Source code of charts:
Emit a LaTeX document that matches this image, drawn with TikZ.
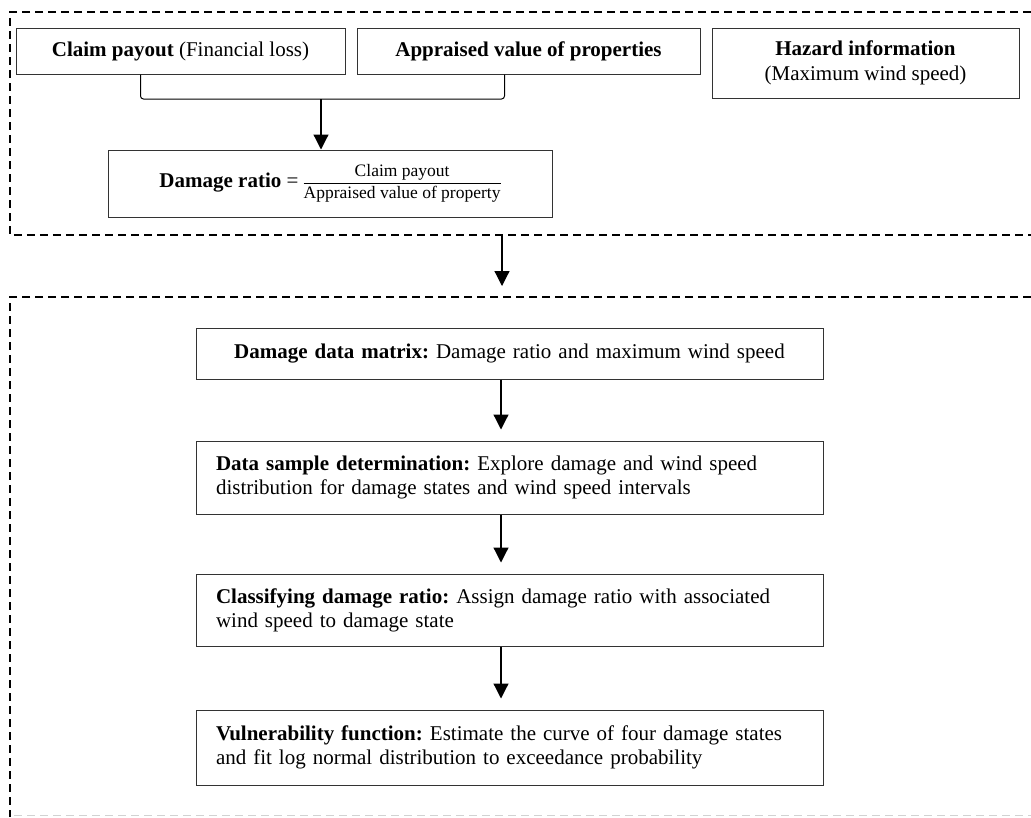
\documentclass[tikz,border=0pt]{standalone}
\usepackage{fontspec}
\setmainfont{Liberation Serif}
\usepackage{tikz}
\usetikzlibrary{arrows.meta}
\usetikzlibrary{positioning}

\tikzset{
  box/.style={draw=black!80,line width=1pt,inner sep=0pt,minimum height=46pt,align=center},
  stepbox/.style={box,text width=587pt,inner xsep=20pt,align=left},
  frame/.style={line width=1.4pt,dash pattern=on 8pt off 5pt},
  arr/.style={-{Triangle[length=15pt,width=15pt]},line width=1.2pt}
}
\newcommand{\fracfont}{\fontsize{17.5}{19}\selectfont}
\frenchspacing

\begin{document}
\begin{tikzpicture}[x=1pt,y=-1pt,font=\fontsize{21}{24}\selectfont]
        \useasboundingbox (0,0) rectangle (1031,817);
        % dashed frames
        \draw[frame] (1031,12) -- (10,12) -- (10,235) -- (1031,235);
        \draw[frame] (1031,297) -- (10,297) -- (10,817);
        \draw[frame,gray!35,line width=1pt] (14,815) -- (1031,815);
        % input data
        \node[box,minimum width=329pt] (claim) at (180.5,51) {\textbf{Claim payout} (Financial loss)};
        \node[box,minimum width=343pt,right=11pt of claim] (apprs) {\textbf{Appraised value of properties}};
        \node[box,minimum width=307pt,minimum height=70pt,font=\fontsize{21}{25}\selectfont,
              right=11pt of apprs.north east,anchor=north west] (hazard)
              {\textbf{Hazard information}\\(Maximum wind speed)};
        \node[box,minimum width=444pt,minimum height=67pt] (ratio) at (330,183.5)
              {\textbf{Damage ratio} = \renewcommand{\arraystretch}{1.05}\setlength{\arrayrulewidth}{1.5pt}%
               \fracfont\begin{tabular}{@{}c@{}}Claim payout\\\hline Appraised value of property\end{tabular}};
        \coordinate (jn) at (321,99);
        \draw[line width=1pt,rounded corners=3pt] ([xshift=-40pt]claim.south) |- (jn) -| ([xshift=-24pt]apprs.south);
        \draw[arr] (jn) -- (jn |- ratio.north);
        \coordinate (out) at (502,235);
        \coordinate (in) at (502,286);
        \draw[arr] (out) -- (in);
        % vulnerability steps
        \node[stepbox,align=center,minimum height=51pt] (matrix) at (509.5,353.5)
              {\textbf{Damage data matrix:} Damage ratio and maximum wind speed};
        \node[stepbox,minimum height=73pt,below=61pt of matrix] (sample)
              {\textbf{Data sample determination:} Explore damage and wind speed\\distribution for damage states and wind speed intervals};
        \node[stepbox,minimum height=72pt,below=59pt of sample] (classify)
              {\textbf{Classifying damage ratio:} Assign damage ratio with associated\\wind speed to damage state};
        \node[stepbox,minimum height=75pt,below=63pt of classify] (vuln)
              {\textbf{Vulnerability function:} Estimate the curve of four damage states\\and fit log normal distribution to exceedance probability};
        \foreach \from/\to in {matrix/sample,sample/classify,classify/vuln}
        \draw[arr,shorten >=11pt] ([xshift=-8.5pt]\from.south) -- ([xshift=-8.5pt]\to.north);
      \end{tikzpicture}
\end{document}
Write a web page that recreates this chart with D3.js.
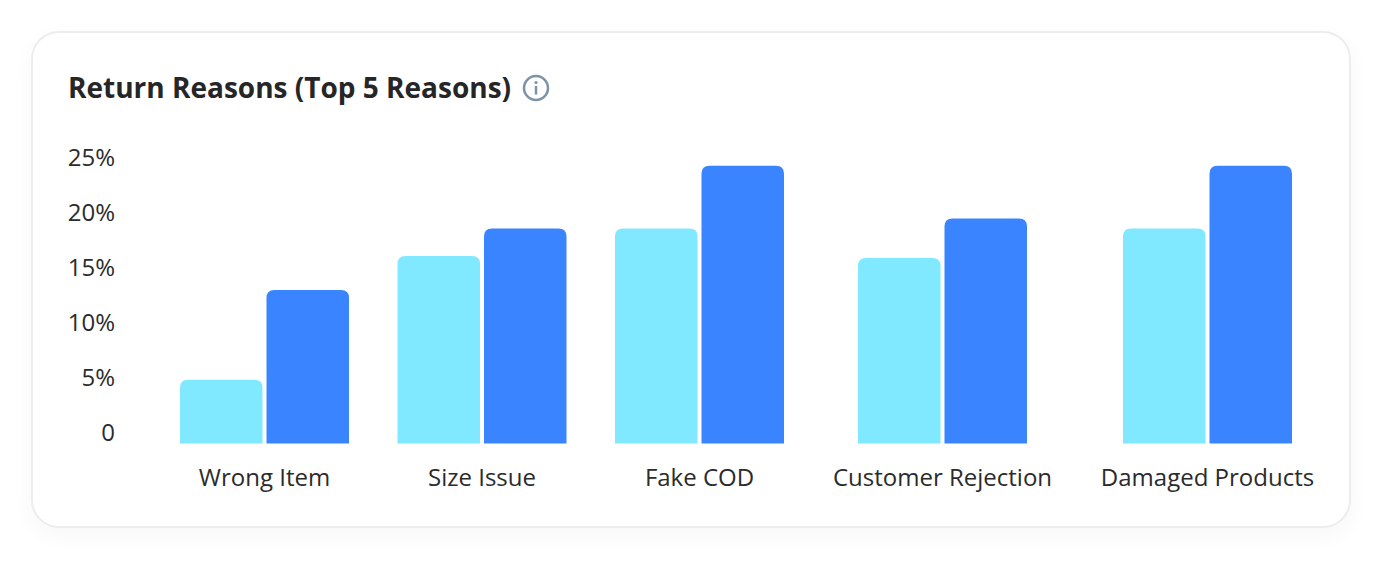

Short task:
Check each line of the records for the word "with", and show the lines that contain it.

Task solution:
Emit a LaTeX document that matches this image, drawn with TikZ.
              {\textbf{Classifying damage ratio:} Assign damage ratio with associated\\wind speed to damage state};
Write a web page that recreates this chart with D3.js.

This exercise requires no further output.